INSTRUCTION. Review the material line by line. Identify and copy every line that contains the string "matplotlib".

SOURCE MATERIAL.
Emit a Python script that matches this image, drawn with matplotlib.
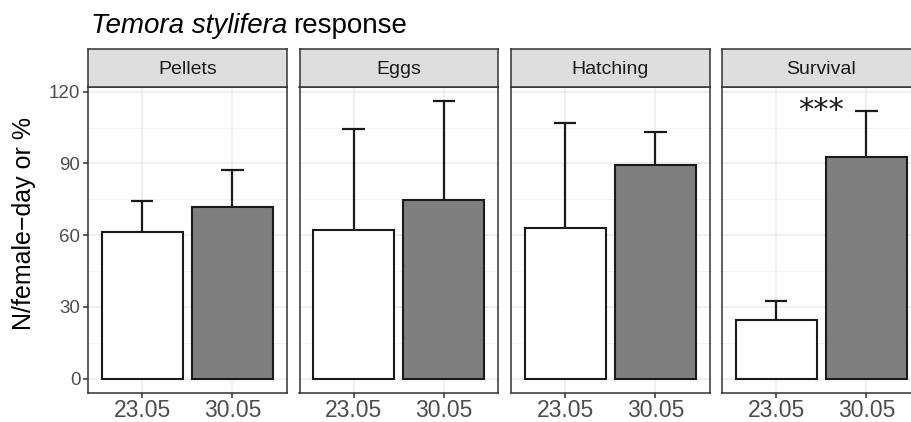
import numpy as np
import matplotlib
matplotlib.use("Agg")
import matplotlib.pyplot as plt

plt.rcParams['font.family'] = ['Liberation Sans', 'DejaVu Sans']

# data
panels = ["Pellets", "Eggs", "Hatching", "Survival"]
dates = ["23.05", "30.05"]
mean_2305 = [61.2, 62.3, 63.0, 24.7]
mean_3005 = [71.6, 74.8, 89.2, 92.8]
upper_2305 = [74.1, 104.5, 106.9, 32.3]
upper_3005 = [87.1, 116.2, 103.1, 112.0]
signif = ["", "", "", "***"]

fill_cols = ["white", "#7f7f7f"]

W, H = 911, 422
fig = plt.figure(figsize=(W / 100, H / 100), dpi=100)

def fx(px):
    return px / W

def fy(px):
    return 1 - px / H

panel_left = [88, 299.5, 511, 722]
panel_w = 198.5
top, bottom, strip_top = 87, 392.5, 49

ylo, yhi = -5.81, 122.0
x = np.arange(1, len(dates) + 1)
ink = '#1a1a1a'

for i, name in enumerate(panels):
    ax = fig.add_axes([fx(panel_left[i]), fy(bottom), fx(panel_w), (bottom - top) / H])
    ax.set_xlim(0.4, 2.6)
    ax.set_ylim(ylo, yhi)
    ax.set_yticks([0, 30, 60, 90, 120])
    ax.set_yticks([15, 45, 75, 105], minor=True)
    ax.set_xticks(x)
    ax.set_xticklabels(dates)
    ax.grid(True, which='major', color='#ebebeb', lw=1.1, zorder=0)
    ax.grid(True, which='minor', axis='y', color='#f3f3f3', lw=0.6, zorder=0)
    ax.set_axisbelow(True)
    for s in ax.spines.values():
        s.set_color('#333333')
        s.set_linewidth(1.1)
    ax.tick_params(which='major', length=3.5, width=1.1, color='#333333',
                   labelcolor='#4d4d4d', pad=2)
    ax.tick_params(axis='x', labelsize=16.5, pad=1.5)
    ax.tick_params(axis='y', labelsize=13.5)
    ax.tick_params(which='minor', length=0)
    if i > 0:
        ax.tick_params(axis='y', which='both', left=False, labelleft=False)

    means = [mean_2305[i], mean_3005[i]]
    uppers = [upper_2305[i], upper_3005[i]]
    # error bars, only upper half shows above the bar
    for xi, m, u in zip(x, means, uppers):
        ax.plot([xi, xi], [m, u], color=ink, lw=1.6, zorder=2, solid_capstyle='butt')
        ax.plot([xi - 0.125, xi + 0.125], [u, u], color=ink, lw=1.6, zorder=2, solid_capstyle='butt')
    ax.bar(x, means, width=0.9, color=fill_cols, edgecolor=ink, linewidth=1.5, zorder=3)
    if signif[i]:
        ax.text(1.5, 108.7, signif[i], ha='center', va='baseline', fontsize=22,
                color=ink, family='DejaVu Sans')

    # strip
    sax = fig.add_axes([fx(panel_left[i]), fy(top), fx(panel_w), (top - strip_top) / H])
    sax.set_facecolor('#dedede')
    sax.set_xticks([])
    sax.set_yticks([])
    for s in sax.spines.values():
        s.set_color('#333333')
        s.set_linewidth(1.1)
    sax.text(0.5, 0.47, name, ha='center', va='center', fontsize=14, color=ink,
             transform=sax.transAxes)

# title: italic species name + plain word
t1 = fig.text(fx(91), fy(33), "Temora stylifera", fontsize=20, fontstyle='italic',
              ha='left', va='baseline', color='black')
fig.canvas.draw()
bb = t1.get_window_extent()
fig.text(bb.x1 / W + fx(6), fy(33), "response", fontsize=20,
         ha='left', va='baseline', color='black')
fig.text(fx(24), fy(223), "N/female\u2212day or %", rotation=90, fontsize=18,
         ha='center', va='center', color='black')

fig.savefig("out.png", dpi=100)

WRITTEN ANSWER.
Emit a Python script that matches this image, drawn with matplotlib.
import matplotlib
matplotlib.use("Agg")
import matplotlib.pyplot as plt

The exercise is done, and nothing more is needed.